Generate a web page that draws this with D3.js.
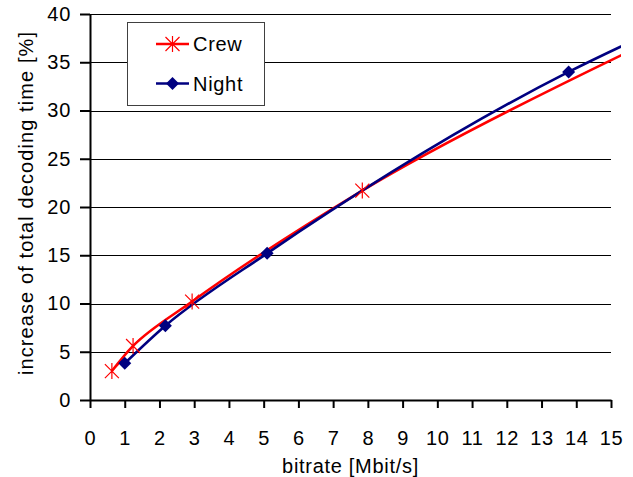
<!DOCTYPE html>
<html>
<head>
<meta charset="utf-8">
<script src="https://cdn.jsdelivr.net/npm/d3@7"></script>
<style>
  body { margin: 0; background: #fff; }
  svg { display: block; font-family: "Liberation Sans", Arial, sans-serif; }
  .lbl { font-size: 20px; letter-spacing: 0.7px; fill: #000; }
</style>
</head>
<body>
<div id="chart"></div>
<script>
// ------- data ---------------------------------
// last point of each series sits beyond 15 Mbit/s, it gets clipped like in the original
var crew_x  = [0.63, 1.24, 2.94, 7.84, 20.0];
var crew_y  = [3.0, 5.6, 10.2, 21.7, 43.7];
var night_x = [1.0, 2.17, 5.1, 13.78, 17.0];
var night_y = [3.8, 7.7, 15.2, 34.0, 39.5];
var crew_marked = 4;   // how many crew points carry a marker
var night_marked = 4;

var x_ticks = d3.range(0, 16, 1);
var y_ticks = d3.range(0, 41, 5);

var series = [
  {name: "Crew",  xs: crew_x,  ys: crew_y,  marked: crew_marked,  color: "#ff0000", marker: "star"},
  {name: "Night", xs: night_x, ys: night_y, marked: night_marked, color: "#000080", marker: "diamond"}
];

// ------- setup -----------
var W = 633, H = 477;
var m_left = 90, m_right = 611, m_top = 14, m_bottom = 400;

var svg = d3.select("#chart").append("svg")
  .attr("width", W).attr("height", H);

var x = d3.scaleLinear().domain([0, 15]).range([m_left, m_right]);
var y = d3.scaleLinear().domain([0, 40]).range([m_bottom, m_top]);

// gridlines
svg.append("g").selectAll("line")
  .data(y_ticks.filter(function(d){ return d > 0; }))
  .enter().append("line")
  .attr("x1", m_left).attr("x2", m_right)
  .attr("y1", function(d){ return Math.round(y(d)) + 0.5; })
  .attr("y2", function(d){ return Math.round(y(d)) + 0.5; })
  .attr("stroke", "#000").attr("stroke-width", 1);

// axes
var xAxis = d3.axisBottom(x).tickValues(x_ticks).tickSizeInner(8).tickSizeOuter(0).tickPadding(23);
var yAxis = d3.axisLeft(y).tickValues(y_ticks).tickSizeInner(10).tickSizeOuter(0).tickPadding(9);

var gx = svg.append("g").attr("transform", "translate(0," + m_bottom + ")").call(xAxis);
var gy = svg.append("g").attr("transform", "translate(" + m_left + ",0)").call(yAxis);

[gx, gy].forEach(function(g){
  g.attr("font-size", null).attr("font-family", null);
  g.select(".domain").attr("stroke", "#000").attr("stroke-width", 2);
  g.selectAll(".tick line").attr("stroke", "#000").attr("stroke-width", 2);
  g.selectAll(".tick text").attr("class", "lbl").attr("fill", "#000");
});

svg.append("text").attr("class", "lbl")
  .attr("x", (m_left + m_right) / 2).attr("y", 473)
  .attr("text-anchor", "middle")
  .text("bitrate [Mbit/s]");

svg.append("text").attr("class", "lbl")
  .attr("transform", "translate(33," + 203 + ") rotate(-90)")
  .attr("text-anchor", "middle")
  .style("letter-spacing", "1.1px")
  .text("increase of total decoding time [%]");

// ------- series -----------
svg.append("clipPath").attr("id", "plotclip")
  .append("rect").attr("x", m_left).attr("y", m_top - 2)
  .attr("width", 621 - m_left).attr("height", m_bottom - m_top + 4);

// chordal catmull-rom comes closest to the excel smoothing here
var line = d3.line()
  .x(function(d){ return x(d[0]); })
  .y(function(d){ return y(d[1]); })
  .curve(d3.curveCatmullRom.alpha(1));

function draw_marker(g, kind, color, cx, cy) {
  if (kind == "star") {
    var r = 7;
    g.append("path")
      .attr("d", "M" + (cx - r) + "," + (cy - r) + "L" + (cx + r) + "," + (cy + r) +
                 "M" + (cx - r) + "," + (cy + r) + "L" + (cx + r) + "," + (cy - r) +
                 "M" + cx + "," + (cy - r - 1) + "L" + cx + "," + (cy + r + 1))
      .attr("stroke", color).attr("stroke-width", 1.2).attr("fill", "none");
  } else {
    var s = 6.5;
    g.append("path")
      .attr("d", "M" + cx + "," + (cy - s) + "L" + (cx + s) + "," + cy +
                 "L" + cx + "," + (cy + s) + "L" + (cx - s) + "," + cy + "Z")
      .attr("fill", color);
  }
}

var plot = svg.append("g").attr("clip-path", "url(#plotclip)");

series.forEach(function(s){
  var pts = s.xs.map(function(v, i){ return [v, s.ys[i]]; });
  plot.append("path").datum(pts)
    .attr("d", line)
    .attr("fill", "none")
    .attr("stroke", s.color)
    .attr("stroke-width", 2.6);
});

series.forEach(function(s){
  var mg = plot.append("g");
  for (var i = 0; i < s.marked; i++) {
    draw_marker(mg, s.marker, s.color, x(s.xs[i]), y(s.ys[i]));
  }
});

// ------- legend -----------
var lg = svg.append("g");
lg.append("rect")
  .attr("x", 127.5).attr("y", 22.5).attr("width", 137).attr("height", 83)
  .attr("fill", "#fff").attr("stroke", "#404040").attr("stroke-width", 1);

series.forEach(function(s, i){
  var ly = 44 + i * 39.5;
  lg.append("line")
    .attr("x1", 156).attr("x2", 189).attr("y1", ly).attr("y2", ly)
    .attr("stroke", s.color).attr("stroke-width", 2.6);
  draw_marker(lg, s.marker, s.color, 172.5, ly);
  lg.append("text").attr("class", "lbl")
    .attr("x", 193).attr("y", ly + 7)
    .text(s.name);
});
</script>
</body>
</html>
○ ○ ○ ○
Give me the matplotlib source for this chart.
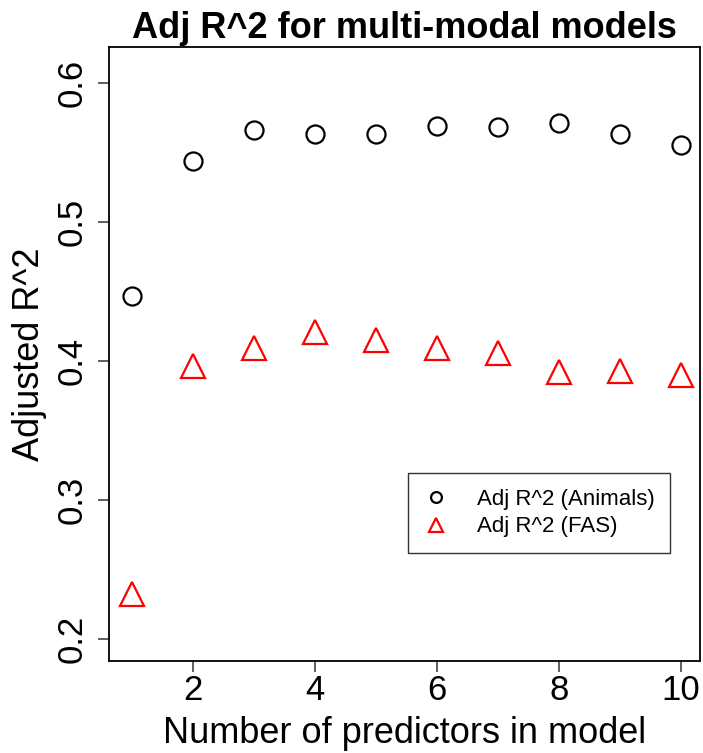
○ ○ ○ ○
EXERCISE DIRECTIONS -
Identify the lines that contain the string "chart", and copy every one of them.

OUTPUT BELOW -
<div id="chart"></div>
var svg = d3.select("#chart").append("svg")
Give me the matplotlib source for this chart.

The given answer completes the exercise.